● **Short task**: Leaving the pictures out, print the lines from the first line of the listing through the line containing "import plotly.graph_objects as go", exactly as they read, and no others.

● **Raw data**:
----
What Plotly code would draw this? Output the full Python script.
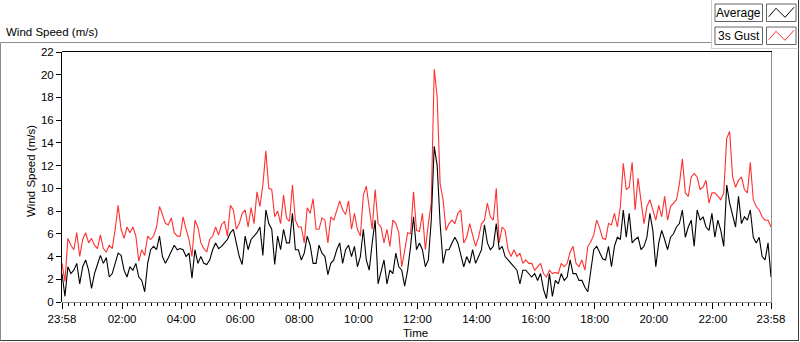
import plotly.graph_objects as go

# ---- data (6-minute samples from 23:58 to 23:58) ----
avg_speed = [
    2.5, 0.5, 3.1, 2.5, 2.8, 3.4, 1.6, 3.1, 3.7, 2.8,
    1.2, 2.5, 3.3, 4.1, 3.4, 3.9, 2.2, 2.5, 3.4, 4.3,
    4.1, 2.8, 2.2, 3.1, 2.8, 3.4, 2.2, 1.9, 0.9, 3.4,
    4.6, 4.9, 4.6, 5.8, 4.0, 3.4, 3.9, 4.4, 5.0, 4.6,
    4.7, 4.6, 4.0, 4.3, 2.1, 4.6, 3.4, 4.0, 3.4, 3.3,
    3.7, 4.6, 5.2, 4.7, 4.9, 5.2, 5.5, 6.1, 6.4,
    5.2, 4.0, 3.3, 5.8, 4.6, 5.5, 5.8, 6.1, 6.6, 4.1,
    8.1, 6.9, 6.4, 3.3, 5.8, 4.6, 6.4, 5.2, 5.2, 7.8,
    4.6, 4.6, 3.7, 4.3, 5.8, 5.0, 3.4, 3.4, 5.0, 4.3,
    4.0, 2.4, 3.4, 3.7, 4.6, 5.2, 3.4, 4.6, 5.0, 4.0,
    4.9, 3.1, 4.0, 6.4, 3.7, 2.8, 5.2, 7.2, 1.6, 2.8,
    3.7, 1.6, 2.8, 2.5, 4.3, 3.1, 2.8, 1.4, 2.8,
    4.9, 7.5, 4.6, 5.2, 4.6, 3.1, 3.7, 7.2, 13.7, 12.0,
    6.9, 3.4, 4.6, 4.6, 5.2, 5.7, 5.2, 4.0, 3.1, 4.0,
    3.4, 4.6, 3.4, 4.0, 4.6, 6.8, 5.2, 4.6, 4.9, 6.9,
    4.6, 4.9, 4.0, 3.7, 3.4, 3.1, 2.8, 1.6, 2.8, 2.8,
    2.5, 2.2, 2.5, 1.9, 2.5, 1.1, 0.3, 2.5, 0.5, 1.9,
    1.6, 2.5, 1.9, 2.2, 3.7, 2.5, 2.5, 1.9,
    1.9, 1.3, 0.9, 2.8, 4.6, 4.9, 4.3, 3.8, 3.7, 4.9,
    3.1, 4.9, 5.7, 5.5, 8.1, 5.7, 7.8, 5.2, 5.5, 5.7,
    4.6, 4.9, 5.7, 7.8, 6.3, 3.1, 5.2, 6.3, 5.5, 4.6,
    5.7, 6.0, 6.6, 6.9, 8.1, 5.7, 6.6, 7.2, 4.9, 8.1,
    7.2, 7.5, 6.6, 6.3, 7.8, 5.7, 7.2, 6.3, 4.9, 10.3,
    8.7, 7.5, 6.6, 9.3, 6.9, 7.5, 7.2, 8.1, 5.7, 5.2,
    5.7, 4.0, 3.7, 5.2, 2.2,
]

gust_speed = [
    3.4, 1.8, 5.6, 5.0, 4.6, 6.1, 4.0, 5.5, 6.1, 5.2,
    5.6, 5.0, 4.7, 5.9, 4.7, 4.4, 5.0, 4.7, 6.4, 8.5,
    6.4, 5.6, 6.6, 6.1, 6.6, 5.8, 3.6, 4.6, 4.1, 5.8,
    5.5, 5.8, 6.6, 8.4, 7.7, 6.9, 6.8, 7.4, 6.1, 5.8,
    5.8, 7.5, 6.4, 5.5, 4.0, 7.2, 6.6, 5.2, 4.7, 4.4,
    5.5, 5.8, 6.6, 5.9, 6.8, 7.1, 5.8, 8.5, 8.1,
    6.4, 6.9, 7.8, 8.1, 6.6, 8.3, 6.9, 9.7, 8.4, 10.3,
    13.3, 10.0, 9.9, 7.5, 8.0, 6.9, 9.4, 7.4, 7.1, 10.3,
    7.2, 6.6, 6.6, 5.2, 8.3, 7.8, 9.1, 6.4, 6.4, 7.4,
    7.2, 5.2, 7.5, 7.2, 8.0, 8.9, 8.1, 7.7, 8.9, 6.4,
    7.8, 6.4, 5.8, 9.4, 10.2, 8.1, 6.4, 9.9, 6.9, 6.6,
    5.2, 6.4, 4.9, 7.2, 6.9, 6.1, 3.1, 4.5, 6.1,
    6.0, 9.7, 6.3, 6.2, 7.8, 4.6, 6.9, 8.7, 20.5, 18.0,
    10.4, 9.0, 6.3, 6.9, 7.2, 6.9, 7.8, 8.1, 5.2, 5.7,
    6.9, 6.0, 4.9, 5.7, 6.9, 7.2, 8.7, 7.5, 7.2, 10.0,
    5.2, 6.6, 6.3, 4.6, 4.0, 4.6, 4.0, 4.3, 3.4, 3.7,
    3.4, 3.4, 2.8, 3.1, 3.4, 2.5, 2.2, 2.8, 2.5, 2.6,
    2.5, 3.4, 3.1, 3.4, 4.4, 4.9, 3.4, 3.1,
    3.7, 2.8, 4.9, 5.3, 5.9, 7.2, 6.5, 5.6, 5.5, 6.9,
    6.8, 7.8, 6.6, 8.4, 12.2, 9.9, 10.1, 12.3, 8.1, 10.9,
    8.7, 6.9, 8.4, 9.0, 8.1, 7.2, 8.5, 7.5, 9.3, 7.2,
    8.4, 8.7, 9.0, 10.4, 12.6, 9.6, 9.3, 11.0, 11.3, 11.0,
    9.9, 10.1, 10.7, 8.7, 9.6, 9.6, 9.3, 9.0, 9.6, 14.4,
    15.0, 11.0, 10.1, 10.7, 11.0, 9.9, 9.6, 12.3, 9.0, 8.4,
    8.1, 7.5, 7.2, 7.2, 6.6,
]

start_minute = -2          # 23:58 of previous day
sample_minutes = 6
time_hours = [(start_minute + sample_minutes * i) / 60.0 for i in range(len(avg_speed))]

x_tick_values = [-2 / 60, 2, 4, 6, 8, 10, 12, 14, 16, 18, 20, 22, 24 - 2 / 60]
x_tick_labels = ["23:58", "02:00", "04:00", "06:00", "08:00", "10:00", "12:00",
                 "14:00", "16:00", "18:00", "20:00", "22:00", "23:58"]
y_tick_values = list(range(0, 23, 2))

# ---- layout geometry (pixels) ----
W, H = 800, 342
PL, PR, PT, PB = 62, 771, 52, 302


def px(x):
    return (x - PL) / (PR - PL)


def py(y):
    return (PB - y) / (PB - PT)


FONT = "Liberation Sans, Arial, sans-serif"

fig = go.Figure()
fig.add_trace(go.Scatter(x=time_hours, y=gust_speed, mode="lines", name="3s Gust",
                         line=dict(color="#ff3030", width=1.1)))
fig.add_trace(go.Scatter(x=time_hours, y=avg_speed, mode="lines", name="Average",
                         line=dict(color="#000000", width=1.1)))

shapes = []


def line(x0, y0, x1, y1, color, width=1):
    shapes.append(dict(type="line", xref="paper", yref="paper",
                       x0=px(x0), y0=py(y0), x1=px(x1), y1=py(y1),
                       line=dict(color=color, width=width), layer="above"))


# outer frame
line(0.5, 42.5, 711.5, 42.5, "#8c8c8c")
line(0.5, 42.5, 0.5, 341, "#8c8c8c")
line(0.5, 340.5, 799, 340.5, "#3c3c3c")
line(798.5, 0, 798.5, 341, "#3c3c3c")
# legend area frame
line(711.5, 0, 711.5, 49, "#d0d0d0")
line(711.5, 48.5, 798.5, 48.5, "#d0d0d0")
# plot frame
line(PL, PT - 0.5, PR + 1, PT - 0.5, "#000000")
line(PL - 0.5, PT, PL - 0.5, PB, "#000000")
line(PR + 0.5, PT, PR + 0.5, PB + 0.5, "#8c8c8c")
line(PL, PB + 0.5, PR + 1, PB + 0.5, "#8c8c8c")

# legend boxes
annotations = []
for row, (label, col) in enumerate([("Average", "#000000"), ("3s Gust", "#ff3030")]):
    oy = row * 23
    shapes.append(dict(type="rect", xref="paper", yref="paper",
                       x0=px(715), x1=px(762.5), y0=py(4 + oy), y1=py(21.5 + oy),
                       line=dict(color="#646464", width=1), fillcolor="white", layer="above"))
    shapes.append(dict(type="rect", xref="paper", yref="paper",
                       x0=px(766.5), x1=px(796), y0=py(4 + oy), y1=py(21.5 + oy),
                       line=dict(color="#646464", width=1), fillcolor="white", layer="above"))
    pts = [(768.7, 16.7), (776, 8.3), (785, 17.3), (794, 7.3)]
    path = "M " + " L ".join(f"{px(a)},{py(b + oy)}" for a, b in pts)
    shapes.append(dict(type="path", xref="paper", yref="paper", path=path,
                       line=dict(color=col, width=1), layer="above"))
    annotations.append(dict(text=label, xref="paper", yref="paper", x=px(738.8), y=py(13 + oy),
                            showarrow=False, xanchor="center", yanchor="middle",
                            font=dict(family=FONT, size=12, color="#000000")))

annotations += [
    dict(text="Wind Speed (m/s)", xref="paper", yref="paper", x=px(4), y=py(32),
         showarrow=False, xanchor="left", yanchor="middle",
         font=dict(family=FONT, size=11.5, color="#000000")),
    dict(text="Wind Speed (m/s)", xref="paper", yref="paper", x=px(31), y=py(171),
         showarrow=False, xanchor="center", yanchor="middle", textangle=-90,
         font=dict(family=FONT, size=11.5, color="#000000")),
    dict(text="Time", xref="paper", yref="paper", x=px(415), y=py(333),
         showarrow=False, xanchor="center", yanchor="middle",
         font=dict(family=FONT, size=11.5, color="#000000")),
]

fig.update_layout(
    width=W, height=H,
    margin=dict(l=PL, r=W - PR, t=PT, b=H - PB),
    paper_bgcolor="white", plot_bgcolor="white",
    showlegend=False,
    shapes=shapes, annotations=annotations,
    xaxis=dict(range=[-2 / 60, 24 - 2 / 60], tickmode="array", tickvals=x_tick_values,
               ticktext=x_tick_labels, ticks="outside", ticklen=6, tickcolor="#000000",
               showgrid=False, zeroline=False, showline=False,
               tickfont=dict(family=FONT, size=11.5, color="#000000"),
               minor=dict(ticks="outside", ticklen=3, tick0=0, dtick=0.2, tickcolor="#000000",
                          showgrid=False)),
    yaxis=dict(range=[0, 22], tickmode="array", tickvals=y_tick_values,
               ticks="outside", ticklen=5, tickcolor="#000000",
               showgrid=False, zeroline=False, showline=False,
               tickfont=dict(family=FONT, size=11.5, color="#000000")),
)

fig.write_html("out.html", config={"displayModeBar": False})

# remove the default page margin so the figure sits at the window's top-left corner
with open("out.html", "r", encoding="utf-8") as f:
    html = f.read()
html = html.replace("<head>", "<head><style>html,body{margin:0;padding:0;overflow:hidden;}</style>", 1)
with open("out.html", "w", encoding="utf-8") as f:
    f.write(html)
----
● **Written reply**:
What Plotly code would draw this? Output the full Python script.
import plotly.graph_objects as go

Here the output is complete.